Brief visual disruptions defeat change detection. Objects not in the current focus of attention are highly susceptible to undetected change. The quality of the visual disruption matters more than the quality of the substitution. And the audience’s confidence in their own observational abilities means they will not be looking for the kinds of changes that change blindness makes possible.
But the audience is not universally blind. Sustained, uninterrupted visual attention does detect changes. Objects in the direct focus of interest are harder to switch undetected. And repetition — showing the same change multiple times — eventually alerts even the most inattentionally blind audience member.
So the principle is not “anything goes.” The principle is “brief disruptions create windows of opportunity that are wider than you think.” Your audience is not the all-seeing, all-noticing, hawk-eyed observer you imagine them to be. They are processing a fragment of the visual scene, filling in the rest with assumptions, and missing changes that — in retrospect — seem impossible to miss.
They did not notice the person changed. A different human being, standing right in front of them, and they continued the conversation as if nothing had happened. If that is possible — and the science says it is — then the degree of change blindness available to a skilled performer, working within the framework of a structured presentation designed to manage attention, is genuinely staggering.
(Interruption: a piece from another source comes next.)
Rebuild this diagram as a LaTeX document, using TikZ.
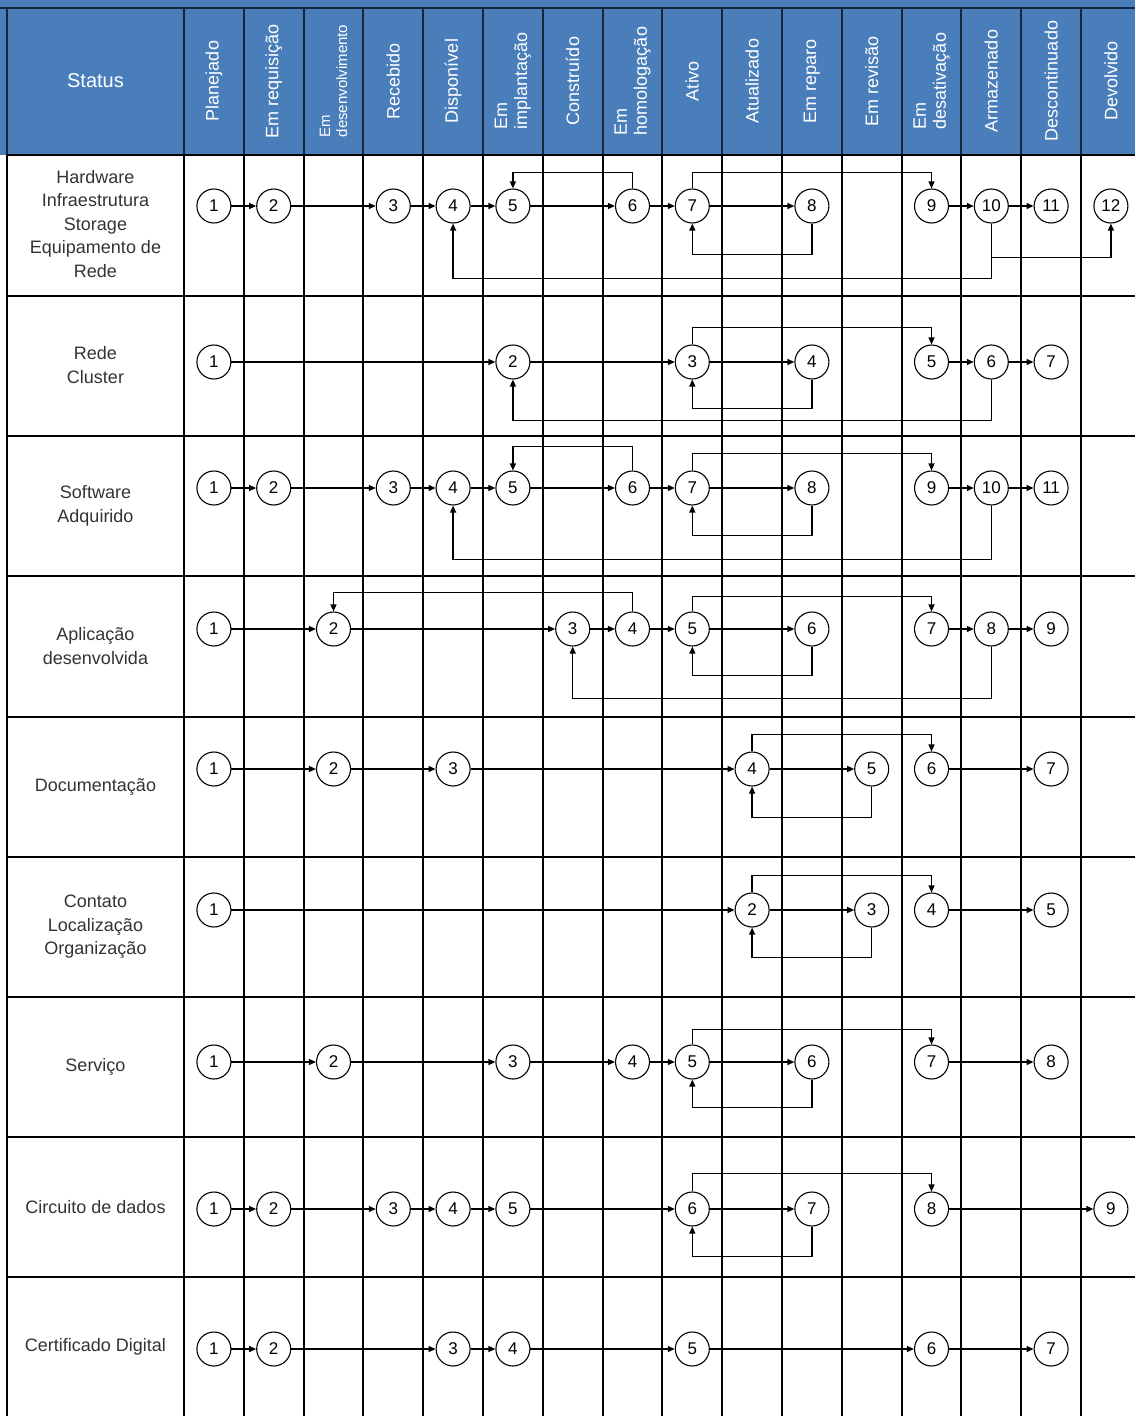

And the most important thing about change blindness is this: the audience does not know they have it. They believe they are seeing everything. They believe the world in front of them is stable and continuous and faithfully represented in their perception. They have no idea how much they are missing. And that confidence — that unshakable, unfounded confidence in their own comprehensive awareness — is, paradoxically, what makes the experience of genuine magic possible.